This justly praised film weaves a slow and soon all-encompassing feeling of horror In uncovering shockingly epidemic numbers of child molestation cases in the Catholic church. Michael Keaton and Liev Schreiber are rock solid. Excellence in casting when Rachel McAdams interviews the victims. Excellence in direction where Stanley Tucci and Mark Ruffalo discuss difficult legal issues, keeping the camera in one place. Here Tom McCarthy trusts the audience can follow the drama–unlike the reactionary and awkward real life tale The Big Short, which literally writes out definitions for an audience it assumes is a room full of illiterate Dude Bros. If Adam McKay predicts and stops the next global economic catastrophe I’ll be less annoyed with his Attention Deficit Disorder filmmaking.

     

  1. THE END OF THE TOUR

A preservation miracle for remembering the time Rolling Stone almost wrote up a novelist and cute girls read Primary Colors by the pair. In seriousness, this is a quiet and poignant road trip movie about would-be friends, writers forever separated by fame and notoriety. Both actors, Jesse Eisenberg and Jason Segel play their parts to a nimble T. The End of the Tour remains most remarkable for introducing David Foster Wallace’s key themes to a new generation awash in deceptive pleasures and technologies.

 

  1. BRIDGE OF SPIES

On YouTube check out Martin Scorsese’s DGA interview with Spielberg to further see that the director’s visual talents are as strong as the story of James B. Donovan, who navigated a tricky Cold War terrain with ethical rigor and secretly held humanity to release American hostages from Russia. Chatty and efficient script by The Coen Brothers.

  

  1. IRRATIONAL MAN

Woody Allen puts his darker ideas into motion amid a quaint collegiate setting of self-satisfied millennials who inherit their parents’ rare modernist art. Joaquin Phoenix, as a disenchanted professor, play Russian Roulette in front of them. The dark gag is extended to the professor’s plot to realize Justice in an overheard conversation. This is played out with a sneaky sophistication that–via the professor’s area of study–alludes to the moral blind spots within the mystic German philosophies floating around before WWII. An elevator scene sticks in the mind as ghostly still, grimly funny, fierce, and sad, as if hearing the artist sigh. Woody is a surviving master.

 

RUNNERS UP:

YOUTH

LOVE AND MERCY

SICARIO

DA SWEET BLOOD OF JESUS

TRUMBO

 

MISSED:

CREED

THE DANISH GIRL

MAD MAX: FURY ROAD

INSIDE OUT

DIGGING FOR FIRE

Do It Yourself: Joe Swanberg films on Netflix

Joe Swanberg recently released ‘Digging for Fire.’ It is his most realized and satisfying work yet. It takes actors and even characters from these reviewed films. Its connections include a dialectic of lifestyle and choice, and another thread has connections of natural environment (Los Angeles and its ghosts), human destiny and love. Plus Orlando Bloom is used in a favorable way. Not bad for his first big (er) budget film. 

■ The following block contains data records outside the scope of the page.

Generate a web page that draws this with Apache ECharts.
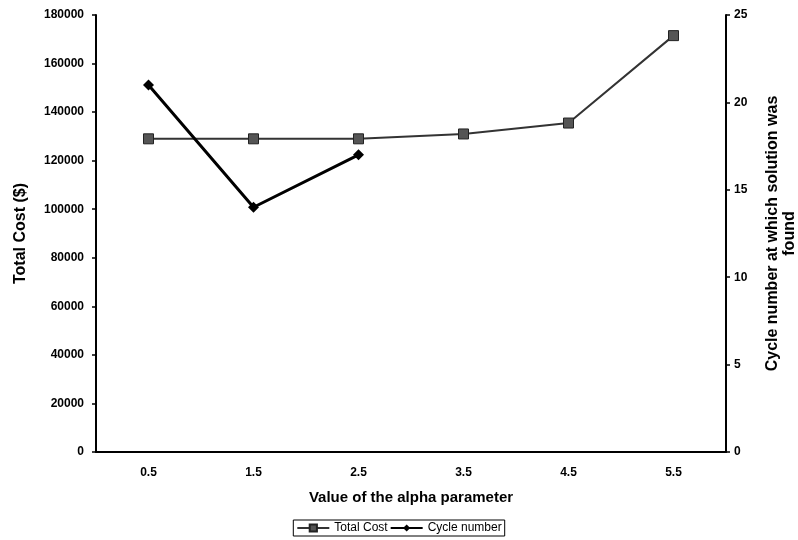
<!DOCTYPE html>
<html>
<head>
<meta charset="utf-8">
<script src="https://cdn.jsdelivr.net/npm/echarts@6/dist/echarts.min.js"></script>
<style>
  html, body { margin: 0; padding: 0; background: #fff; }
  #chart { width: 798px; height: 540px; }
</style>
</head>
<body>
<div id="chart"></div>
<script>
// alpha values on the x axis
const alphaValues = ['0.5', '1.5', '2.5', '3.5', '4.5', '5.5'];
// total cost, left axis
const totalCost = [129000, 129000, 129000, 131000, 135500, 171500];
// cycle number at which solution was found, right axis (only first three)
const cycleNumber = [21, 14, 17, null, null, null];

const chart = echarts.init(document.getElementById('chart'));
const font = 'Liberation Sans, Arial, sans-serif';

chart.setOption({
  animation: false,
  textStyle: { fontFamily: font },
  grid: { left: 96, right: 72, top: 15, bottom: 88, outerBoundsMode: 'none' },
  legend: {
    bottom: 4,
    left: 'center',
    itemWidth: 32,
    itemHeight: 9,
    itemGap: 2,
    padding: [2, 3],
    borderColor: '#000',
    borderWidth: 1,
    textStyle: { fontSize: 12, color: '#000', fontFamily: font },
    data: ['Total Cost', 'Cycle number']
  },
  xAxis: {
    type: 'category',
    data: alphaValues,
    boundaryGap: true,
    name: 'Value of the alpha parameter',
    nameLocation: 'middle',
    nameGap: 38,
    nameTextStyle: { fontSize: 15, fontWeight: 'bold', color: '#000' },
    axisLine: { lineStyle: { color: '#000', width: 2 } },
    axisTick: { lineStyle: { color: '#000', width: 1.5 }, length: 4 },
    axisLabel: { color: '#000', fontWeight: 'bold', fontSize: 12, margin: 15 },
    splitLine: { show: false }
  },
  yAxis: [
    {
      type: 'value',
      min: 0,
      max: 180000,
      interval: 20000,
      name: 'Total Cost ($)',
      nameLocation: 'middle',
      nameRotate: 90,
      nameGap: 67,
      nameTextStyle: { fontSize: 16, fontWeight: 'bold', color: '#000' },
      axisLine: { show: true, lineStyle: { color: '#000', width: 2 } },
      axisTick: { show: true, length: 4, lineStyle: { color: '#000', width: 1.5 } },
      axisLabel: { color: '#000', fontWeight: 'bold', fontSize: 12, margin: 12, formatter: v => String(v) },
      splitLine: { show: false }
    },
    {
      type: 'value',
      min: 0,
      max: 25,
      interval: 5,
      position: 'right',
      name: 'Cycle number at which solution was\nfound',
      nameLocation: 'middle',
      nameRotate: 90,
      nameGap: 38,
      nameTextStyle: { fontSize: 16, fontWeight: 'bold', color: '#000', lineHeight: 17 },
      axisLine: { show: true, lineStyle: { color: '#000', width: 2 } },
      axisTick: { show: true, length: 4, lineStyle: { color: '#000', width: 1.5 } },
      axisLabel: { color: '#000', fontWeight: 'bold', fontSize: 12, margin: 8 },
      splitLine: { show: false }
    }
  ],
  series: [
    {
      name: 'Total Cost',
      type: 'line',
      yAxisIndex: 0,
      data: totalCost,
      symbol: 'rect',
      symbolSize: 10,
      lineStyle: { color: '#333', width: 2 },
      itemStyle: { color: '#555', borderColor: '#222', borderWidth: 1 },
      z: 2
    },
    {
      name: 'Cycle number',
      type: 'line',
      yAxisIndex: 1,
      data: cycleNumber,
      connectNulls: false,
      symbol: 'diamond',
      symbolSize: 11,
      lineStyle: { color: '#000', width: 3 },
      itemStyle: { color: '#000' },
      z: 3
    }
  ]
});
</script>
</body>
</html>
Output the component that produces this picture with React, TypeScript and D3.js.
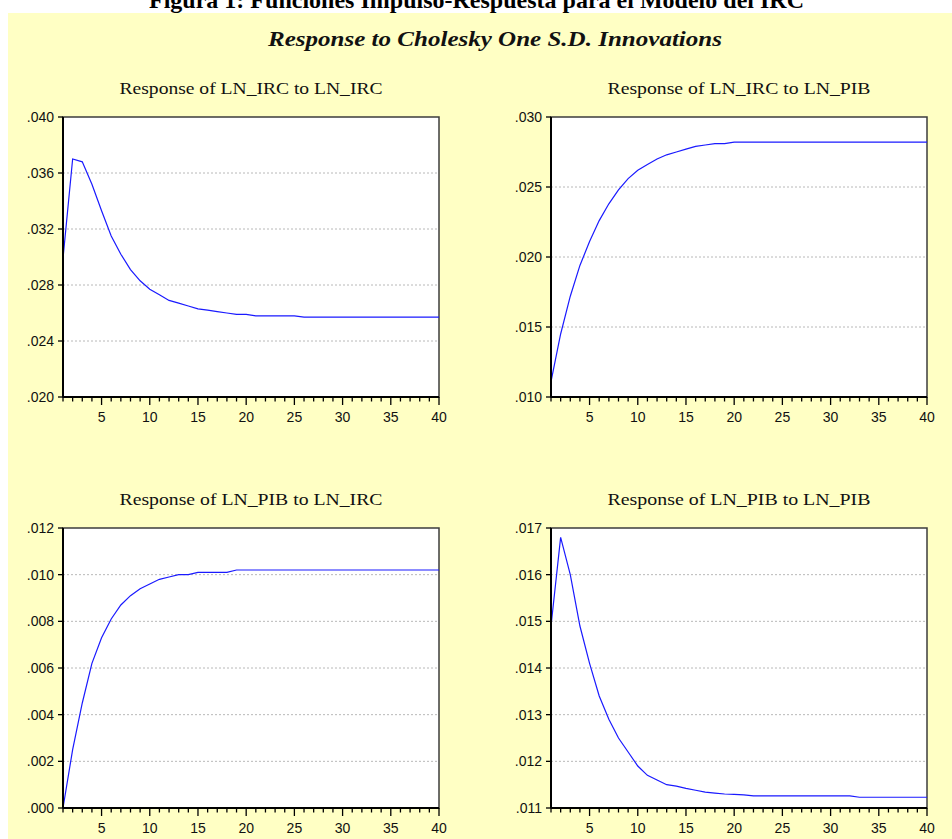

Joe Swanberg was considered one of the key players in the early to mid 2000’s Mumblecore movement– micro budget, cinema-literate, often funny films where the drama mostly arises from friends hanging out and the awkward struggles of sex. Credit where it’s due: Two movies were put into my hand by former OKC.NET editor Liz Drew and her boyfriend Randall Heyer, Joe Swanberg’s Hannah Takes the Stairs–which introduced us to Greta Gerwig and was unique in indie film for its sexual explicitness– and Mark Duplass’s Baghead. I returned the movies, unwatched, as other flurries of life hit. Then one year ago Mark Duplass’s The Puffy Chair came up in conversation. I watched it, and laughed the laughs of the just. I turned into a delightful person for the entire movie. What any movie should do to we wretches.

Duplass and Swanberg, in their early creative spurts,  share what is missing in most products masquerading as funny these days.  They have an incisive comic timing and a refreshing Who Cares spirit that’s a touch off kilter. They like to watch people define themselves by their actions ,as opposed to what they say (see Happy Christmas & Drinking Buddies). The motif in recent comedies (from fledgling stand-up comics to This is Forty) is to make too much happen in forcefully “funny” dialogue, as if making comedy happens by virtue of the comedians’ violent desire to do comedy. Behind the lens of Swanberg’s movies is an acquired taste that nevertheless knows where the right place for a joke is– in Drinking Buddies a gag with one of the minor characters is built up piece by piece until a pivotal moment at the end of the movie where the most is at stake for the main character and the joke falls: the force of the laugh has been worked for all movie.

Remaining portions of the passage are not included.